Ohio Cannabis Taxes & Revenue

Ohio layers a 10% excise tax on top of 5.75% state sales and up to 2.25% local for a 16–18% total recreational rate. SB 56 redirected revenue from social equity and substance abuse to the general fund and host communities.

Last verified: March 2026

The Tax Structure

Ohio imposes three taxes on recreational cannabis purchases:

Tax Rate Notes
Cannabis Excise Tax 10% Recreational only; medical exempt
State Sales Tax 5.75% Standard Ohio sales tax; applies to medical and recreational
County/Local Sales Tax 0–2.25% Varies by county; no local cannabis excise allowed
Total (Recreational) 16–18% Depends on county
Total (Medical) ~6.25–8% Sales tax only; excise exempt

Ohio does not allow municipalities to impose their own cannabis-specific excise taxes. The only local variation is the standard county sales tax rate, which ranges from 0% to 2.25% on top of the 5.75% state rate.

Medical Tax Exemption

Registered medical patients are exempt from the 10% excise tax. They pay only standard Ohio sales tax (~6.25–8% depending on county). For a patient spending $200 per month, this exemption saves approximately $240–$300 per year — making the medical card (which now costs as little as $75 total) one of the best financial decisions for regular consumers.

Revenue Numbers: FY2025

Metric Amount
Recreational sales (2025) $836 million
Combined sales (2025) $1.06 billion
All-time combined sales $3.6 billion
Sales tax collected (FY2025) $115.5 million
Excise tax collected (FY2025) $61.9 million
Total tax revenue (FY2025) ~$177.4 million

SB 56: The Revenue Reallocation

This is where Ohio's tax story gets political. Issue 2 — the voter-approved legalization initiative — directed excise tax revenue to specific purposes:

Allocation Issue 2 (Voter-Approved) SB 56 (Legislature's Rewrite)
Social equity & jobs 36% of excise revenue 0% — eliminated
Substance abuse treatment 25% of excise revenue 0% — eliminated
Host Community Fund Not in original 36% of excise (monthly to municipalities)
General fund Remainder 64% of excise

SB 56 stripped out both the social equity funding and the substance abuse treatment allocation that voters approved. In their place, the legislature created a Host Community Cannabis Fund that distributes 36% of excise revenue monthly to municipalities with dispensaries, while the remaining 64% goes to the state's general fund with no earmarks.

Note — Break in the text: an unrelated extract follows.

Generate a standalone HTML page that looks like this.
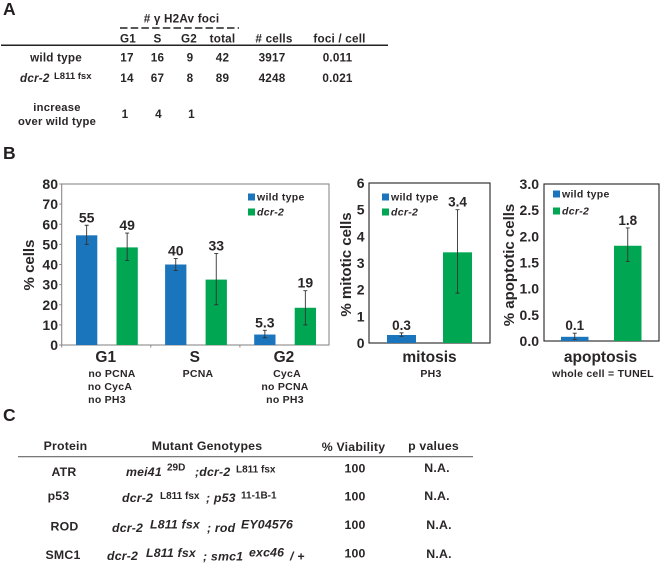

Host Community Fund Distributions

The Host Community Cannabis Fund distributes money on a monthly basis to municipalities that host cannabis businesses. The largest recipients so far:

  • Columbus: ~$2.6 million
  • Cincinnati: ~$2.5 million
  • Cleveland: ~$803,000

These funds go to general municipal budgets with no restrictions on how they are spent — a sharp contrast to Issue 2's original vision of directing revenue to communities harmed by cannabis prohibition.

Medical Card = 10% Savings

Ohio medical patients skip the 10% excise tax entirely. If you spend $200/month on cannabis, the card saves you roughly $240–$300 per year in taxes — more than enough to cover the $75–$200 card cost.